Comparing the LSTM with attention and RCNN models, the results have not been significantly improved with the growth of the sequence. We can think that CNN has a significant effect in the feature capture of this task. Our model is also based on CNN and RNN models and has achieved the best performance in text sequences of different lengths. Compared with RCNN, our model adds a self-information compensation mechanism to compensate for the information loss in the max pooling layer. From the results, it can be seen that this mechanism can indeed improve the performance of the model in this task.
From Table 3, we can find that when the text sequence length is set to 256, compared with the result of the sequence length of 128, except for the CNN model, the performance of other models has a small drop, while the CNN model has a sequence length of 512 in the result, and the performance is also slightly reduced. Only RCNN performance has been increasing steadily, but comparing the results of sequence lengths of 128 and 256, we can find that for sequences within this length range, the model only improves by 0.0003, which is still very small. We guess that there may be less distribution of logical anomaly information between the sequence length 128 and 256, so that the effective information encoded by the model in the early stage is affected by other useless information within this length range. The CNN-based model has a certain degree of anti-interference ability against such a situation, but the impact is still not avoided. When the text sequence length is 512, the result is reduced, which may be a delayed performance. This situation can be explained as that when the text sequence is too long, if sufficient features cannot be provided, then local features are more important than global features.

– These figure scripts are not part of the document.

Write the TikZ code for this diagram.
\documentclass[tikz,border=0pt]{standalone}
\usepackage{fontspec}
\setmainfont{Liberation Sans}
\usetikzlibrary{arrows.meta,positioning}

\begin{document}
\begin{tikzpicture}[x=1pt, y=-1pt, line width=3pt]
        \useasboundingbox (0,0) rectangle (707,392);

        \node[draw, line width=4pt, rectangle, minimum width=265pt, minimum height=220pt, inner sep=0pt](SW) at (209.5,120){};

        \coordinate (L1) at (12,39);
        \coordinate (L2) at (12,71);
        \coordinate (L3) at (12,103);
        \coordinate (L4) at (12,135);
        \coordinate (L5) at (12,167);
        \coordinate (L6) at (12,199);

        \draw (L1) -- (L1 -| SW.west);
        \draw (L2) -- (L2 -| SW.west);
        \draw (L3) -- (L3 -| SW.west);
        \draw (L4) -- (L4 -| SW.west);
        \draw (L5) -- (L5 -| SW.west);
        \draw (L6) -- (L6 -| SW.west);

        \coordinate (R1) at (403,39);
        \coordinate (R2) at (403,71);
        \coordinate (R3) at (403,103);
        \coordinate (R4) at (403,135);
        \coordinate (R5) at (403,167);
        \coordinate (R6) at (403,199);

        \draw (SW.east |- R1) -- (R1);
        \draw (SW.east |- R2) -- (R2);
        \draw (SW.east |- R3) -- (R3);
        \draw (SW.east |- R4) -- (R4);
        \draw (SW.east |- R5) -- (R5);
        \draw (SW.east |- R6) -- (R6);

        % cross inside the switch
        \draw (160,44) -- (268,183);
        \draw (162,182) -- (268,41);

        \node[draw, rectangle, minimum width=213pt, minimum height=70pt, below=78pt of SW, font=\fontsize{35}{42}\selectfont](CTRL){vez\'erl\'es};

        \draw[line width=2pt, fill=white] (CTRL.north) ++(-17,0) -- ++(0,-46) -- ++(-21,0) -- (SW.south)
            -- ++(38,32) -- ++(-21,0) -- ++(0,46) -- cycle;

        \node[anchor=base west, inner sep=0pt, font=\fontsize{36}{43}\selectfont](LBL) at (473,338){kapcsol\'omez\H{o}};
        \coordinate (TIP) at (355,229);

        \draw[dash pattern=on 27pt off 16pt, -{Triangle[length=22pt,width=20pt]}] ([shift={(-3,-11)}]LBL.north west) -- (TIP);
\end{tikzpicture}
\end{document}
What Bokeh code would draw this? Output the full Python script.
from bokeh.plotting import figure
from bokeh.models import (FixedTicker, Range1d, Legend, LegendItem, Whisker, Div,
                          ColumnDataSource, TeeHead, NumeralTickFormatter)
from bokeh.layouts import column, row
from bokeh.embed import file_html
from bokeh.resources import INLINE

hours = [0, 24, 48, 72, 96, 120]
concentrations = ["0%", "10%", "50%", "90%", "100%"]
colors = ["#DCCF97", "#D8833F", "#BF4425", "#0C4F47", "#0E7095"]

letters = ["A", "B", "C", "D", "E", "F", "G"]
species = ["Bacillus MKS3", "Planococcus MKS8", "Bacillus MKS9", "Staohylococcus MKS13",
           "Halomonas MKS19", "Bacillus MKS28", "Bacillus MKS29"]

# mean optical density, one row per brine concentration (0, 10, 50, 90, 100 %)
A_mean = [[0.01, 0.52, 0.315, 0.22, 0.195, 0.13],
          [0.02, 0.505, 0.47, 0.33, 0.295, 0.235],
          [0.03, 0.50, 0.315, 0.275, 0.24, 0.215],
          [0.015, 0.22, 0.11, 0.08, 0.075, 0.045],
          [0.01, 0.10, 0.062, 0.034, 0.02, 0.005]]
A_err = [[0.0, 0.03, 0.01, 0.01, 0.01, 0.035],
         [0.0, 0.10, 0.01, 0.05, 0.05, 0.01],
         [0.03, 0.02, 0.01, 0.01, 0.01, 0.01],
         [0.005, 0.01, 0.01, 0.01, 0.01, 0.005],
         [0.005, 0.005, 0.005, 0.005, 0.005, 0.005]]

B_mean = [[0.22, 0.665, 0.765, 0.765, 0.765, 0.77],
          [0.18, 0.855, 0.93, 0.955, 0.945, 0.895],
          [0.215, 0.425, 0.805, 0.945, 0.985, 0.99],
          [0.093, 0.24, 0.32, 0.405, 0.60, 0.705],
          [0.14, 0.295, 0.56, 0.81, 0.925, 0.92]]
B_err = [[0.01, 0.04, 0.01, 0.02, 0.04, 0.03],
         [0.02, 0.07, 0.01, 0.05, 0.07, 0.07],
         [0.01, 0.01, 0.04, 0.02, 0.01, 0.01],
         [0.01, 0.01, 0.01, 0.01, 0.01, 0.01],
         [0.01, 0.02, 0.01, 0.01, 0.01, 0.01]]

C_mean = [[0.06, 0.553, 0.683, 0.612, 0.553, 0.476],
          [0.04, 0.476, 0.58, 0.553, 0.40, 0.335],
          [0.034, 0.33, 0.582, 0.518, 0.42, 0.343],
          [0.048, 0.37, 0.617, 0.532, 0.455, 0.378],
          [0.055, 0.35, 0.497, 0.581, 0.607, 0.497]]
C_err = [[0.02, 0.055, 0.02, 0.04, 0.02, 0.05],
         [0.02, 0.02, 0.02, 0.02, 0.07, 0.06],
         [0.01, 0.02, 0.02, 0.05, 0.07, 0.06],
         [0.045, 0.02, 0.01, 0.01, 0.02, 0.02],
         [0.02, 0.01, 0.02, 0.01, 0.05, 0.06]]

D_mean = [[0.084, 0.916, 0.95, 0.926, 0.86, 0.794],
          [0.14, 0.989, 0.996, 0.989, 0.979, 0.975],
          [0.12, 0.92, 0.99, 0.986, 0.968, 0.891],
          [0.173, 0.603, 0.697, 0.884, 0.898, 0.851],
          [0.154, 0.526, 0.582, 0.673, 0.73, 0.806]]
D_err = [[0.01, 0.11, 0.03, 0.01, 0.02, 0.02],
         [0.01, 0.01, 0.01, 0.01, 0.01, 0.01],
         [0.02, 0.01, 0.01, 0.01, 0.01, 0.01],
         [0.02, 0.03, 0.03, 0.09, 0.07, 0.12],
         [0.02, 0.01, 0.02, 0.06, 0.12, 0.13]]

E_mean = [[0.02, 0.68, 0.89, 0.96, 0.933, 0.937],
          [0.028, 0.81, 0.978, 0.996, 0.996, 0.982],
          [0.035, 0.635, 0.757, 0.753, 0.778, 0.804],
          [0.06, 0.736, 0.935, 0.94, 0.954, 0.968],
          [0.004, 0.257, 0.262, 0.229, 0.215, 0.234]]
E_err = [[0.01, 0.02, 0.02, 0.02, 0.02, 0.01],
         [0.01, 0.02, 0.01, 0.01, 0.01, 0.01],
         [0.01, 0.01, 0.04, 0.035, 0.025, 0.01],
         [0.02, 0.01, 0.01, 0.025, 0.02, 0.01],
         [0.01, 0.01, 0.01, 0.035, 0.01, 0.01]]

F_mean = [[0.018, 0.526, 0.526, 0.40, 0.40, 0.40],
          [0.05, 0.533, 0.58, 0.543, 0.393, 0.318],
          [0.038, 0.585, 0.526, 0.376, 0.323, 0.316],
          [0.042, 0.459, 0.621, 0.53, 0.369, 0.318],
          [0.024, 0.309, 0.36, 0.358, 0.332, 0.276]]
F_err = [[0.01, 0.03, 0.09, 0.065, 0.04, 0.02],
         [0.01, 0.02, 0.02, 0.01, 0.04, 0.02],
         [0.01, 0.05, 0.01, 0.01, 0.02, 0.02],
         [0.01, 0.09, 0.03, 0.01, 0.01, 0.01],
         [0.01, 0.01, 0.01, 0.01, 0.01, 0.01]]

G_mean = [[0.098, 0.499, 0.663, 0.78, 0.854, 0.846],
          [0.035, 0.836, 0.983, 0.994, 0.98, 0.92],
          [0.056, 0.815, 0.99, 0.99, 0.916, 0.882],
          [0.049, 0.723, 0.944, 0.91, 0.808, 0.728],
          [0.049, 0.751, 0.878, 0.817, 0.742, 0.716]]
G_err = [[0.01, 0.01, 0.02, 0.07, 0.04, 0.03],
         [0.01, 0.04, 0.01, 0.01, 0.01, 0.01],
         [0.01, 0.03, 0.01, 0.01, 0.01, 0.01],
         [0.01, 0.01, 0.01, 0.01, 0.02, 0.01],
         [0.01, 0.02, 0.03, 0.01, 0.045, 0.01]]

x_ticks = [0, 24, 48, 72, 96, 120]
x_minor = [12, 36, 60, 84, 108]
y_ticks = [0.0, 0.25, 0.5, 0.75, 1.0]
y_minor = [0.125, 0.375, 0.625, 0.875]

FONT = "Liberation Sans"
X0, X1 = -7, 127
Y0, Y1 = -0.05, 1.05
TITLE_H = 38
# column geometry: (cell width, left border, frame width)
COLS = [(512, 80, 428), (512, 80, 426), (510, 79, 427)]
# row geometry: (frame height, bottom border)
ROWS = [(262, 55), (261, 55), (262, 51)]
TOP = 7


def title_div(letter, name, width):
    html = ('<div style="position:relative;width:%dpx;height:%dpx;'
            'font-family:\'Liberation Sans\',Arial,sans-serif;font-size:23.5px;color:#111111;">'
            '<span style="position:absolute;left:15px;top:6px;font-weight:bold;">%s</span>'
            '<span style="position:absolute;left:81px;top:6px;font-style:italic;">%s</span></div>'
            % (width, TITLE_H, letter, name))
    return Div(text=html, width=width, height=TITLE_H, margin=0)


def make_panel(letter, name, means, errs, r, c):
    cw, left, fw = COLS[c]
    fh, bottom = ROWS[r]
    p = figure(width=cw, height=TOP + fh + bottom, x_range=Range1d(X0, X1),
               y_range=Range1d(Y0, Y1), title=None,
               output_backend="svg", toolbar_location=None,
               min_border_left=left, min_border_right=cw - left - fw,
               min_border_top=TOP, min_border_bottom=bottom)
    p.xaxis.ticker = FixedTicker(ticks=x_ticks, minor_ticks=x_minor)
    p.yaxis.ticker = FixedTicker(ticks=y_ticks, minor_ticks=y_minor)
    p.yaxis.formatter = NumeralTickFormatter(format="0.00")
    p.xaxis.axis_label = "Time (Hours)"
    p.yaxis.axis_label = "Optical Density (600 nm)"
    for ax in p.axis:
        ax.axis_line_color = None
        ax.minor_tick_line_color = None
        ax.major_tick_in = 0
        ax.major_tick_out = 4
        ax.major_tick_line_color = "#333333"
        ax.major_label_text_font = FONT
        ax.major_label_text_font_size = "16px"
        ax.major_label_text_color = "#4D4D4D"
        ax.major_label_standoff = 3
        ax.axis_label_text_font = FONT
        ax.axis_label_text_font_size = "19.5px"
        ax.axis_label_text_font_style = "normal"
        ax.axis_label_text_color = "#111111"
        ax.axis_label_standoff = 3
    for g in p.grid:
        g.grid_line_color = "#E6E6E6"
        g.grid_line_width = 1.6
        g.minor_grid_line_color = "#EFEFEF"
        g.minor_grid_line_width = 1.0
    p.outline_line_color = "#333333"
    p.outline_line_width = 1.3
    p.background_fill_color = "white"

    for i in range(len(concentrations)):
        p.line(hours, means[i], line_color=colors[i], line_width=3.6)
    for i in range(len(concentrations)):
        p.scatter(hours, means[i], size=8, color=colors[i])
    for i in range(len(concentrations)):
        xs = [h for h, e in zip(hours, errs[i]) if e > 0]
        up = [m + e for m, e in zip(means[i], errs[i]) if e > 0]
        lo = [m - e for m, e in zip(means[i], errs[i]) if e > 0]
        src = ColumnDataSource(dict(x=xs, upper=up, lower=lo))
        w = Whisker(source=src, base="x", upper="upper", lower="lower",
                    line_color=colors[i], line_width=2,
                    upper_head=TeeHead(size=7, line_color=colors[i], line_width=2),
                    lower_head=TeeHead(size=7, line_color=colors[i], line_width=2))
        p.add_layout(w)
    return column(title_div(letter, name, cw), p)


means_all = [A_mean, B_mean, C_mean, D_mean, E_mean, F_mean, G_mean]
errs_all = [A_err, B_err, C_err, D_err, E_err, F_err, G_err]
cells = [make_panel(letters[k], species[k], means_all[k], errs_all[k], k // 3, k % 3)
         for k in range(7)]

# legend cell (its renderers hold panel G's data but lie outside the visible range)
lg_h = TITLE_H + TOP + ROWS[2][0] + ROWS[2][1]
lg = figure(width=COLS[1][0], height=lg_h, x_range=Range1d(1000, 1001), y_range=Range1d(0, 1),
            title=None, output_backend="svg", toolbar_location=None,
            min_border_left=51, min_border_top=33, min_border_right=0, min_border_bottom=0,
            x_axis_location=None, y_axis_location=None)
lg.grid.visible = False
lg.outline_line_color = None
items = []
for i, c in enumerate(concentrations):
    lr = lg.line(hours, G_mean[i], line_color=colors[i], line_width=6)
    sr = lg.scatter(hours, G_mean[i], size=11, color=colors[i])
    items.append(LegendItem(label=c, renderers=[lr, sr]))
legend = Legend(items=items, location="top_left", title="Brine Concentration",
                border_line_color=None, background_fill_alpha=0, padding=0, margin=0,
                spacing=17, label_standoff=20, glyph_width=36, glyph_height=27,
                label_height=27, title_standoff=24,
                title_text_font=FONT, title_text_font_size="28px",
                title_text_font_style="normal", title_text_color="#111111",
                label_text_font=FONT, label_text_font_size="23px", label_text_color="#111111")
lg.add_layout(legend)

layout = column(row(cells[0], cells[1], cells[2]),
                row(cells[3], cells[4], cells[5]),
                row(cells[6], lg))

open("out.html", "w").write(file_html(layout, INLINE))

In Table 4, we set up a model in which the parameters of the embedding layer are randomly initialized for self-comparison. The result shows that using the pretrained word embedding matrix can improve the performance of the model. Compared with other models, our model still performs better than the single model even if it uses the word embedding matrix with random initialization parameters.
6. Conclusions
The hybrid model based on CNN and RNN can provide complementary information. Compared with the single CNN and RNN model, the hybrid model can achieve better performance in the task of machine-generated text detection. A time series model with a gating system can encode a long sequence of text, but the encoded information is not a single content. It is necessary to extract the required feature maps according to a specific task to avoid being covered by other useless information. Except for the most obvious features, not all other features are useless information. Therefore, we apply the self-information compensation mechanism to the model to compensate for the information lost when extracting the features. The results show that the mechanism does perform better than the baseline [34].
Data Availability
The original dataset can be found at https://github.com/Toyhom/Chinese-medical-dialogue-data.
Conflicts of Interest
The authors declare that they have no conflicts of interest.
Acknowledgments
This work was supported in part by the Sichuan Science and Technology Program (Project nos. 2020YFG0168 and 2019YFG0189) and in part by the Research Innovation Team Fund from the Department of Education (Award No. 18TD0026), Sichuan Province.